» **Set task**
Reproduce all the material exactly, minus any pictures it holds.

----------

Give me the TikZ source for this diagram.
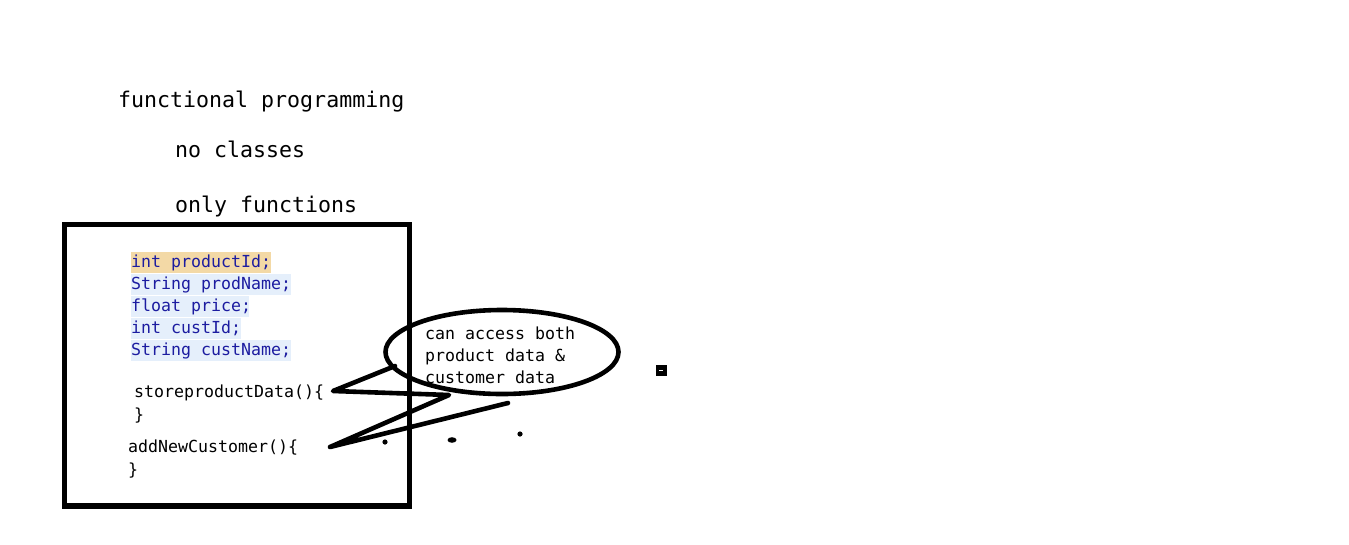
\documentclass[tikz,border=0pt]{standalone}
\usepackage{fontspec}
\setmonofont{DejaVu Sans Mono}
\usetikzlibrary{shapes.geometric}
\definecolor{codeblue}{RGB}{28,28,160}
\definecolor{hltan}{RGB}{243,217,166}
\definecolor{hlblue}{RGB}{229,239,251}
\tikzset{
  big/.style={anchor=base west, inner sep=0pt, font=\ttfamily\fontsize{21.6}{26}\selectfont},
  code/.style={anchor=base west, inner sep=0pt, font=\ttfamily\fontsize{16.6}{22}\selectfont},
  varline/.style={code, text=codeblue},
  thickline/.style={line width=4.6pt, line cap=round, line join=round},
}
\begin{document}
\begin{tikzpicture}[x=1pt,y=-1pt]
\useasboundingbox (0,0) rectangle (1349,544);
\fill[white] (0,0) rectangle (1349,544);
% headings
\node[big] (fp) at (118,107) {functional programming};
\node[big] (nc) at (175,157) {no classes};
\node[big] (of) at (175,212) {only functions};
% box
\draw[line width=5.2pt] (64.5,224.5) rectangle (409.5,506);
% highlights
\fill[hltan] (131,252) rectangle (271,273);
\fill[hlblue] (131,274) rectangle (291,295);
\fill[hlblue] (131,296) rectangle (249,317);
\fill[hlblue] (131,318) rectangle (241,339);
\fill[hlblue] (131,340) rectangle (291,361);
\node[varline] (v1) at (131,267) {int productId;};
\node[varline] (v2) at (131,289) {String prodName;};
\node[varline] (v3) at (131,311) {float price;};
\node[varline] (v4) at (131,333) {int custId;};
\node[varline] (v5) at (131,355) {String custName;};
% functions
\node[code] (f1) at (134,397) {storeproductData()\{};
\node[code] (f1c) at (134,420) {\}};
\node[code] (f2) at (128,452) {addNewCustomer()\{};
\node[code] (f2c) at (128,475) {\}};
% bubble
\node[ellipse, draw, line width=4.6pt, minimum width=233pt, minimum height=84pt, inner sep=0pt] (bub) at (502,352) {};
\node[code] (b1) at (425,339) {can access both};
\node[code] (b2) at (425,361) {product data \&};
\node[code] (b3) at (425,383) {customer data};
% connectors
\coordinate (q1) at (395,366);
\coordinate (p1) at (333,391);
\coordinate (q2) at (449,395);
\coordinate (p2) at (330,447);
\coordinate (q3) at (508,403);
\draw[thickline] (q1) -- (p1) -- (q2) -- (p2) -- (q3);
% dots
\fill (385,442) circle (2.6);
\fill (452,440) ellipse (4.5 and 2.8);
\fill (520,434) circle (2.6);
% small mark
\fill (656,365) rectangle (667,376);
\fill[white] (659,369.5) rectangle (663,371);
\end{tikzpicture}
\end{document}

----------

» **Result of the task**
Give me the TikZ source for this diagram.
\documentclass[tikz,border=0pt]{standalone}
\usepackage{fontspec}
\setmonofont{DejaVu Sans Mono}
\usetikzlibrary{shapes.geometric}
\definecolor{codeblue}{RGB}{28,28,160}
\definecolor{hltan}{RGB}{243,217,166}
\definecolor{hlblue}{RGB}{229,239,251}
\tikzset{
  big/.style={anchor=base west, inner sep=0pt, font=\ttfamily\fontsize{21.6}{26}\selectfont},
  code/.style={anchor=base west, inner sep=0pt, font=\ttfamily\fontsize{16.6}{22}\selectfont},
  varline/.style={code, text=codeblue},
  thickline/.style={line width=4.6pt, line cap=round, line join=round},
}
\begin{document}
\begin{tikzpicture}[x=1pt,y=-1pt]
\useasboundingbox (0,0) rectangle (1349,544);
\fill[white] (0,0) rectangle (1349,544);
% headings
\node[big] (fp) at (118,107) {functional programming};
\node[big] (nc) at (175,157) {no classes};
\node[big] (of) at (175,212) {only functions};
% box
\draw[line width=5.2pt] (64.5,224.5) rectangle (409.5,506);
% highlights
\fill[hltan] (131,252) rectangle (271,273);
\fill[hlblue] (131,274) rectangle (291,295);
\fill[hlblue] (131,296) rectangle (249,317);
\fill[hlblue] (131,318) rectangle (241,339);
\fill[hlblue] (131,340) rectangle (291,361);
\node[varline] (v1) at (131,267) {int productId;};
\node[varline] (v2) at (131,289) {String prodName;};
\node[varline] (v3) at (131,311) {float price;};
\node[varline] (v4) at (131,333) {int custId;};
\node[varline] (v5) at (131,355) {String custName;};
% functions
\node[code] (f1) at (134,397) {storeproductData()\{};
\node[code] (f1c) at (134,420) {\}};
\node[code] (f2) at (128,452) {addNewCustomer()\{};
\node[code] (f2c) at (128,475) {\}};
% bubble
\node[ellipse, draw, line width=4.6pt, minimum width=233pt, minimum height=84pt, inner sep=0pt] (bub) at (502,352) {};
\node[code] (b1) at (425,339) {can access both};
\node[code] (b2) at (425,361) {product data \&};
\node[code] (b3) at (425,383) {customer data};
% connectors
\coordinate (q1) at (395,366);
\coordinate (p1) at (333,391);
\coordinate (q2) at (449,395);
\coordinate (p2) at (330,447);
\coordinate (q3) at (508,403);
\draw[thickline] (q1) -- (p1) -- (q2) -- (p2) -- (q3);
% dots
\fill (385,442) circle (2.6);
\fill (452,440) ellipse (4.5 and 2.8);
\fill (520,434) circle (2.6);
% small mark
\fill (656,365) rectangle (667,376);
\fill[white] (659,369.5) rectangle (663,371);
\end{tikzpicture}
\end{document}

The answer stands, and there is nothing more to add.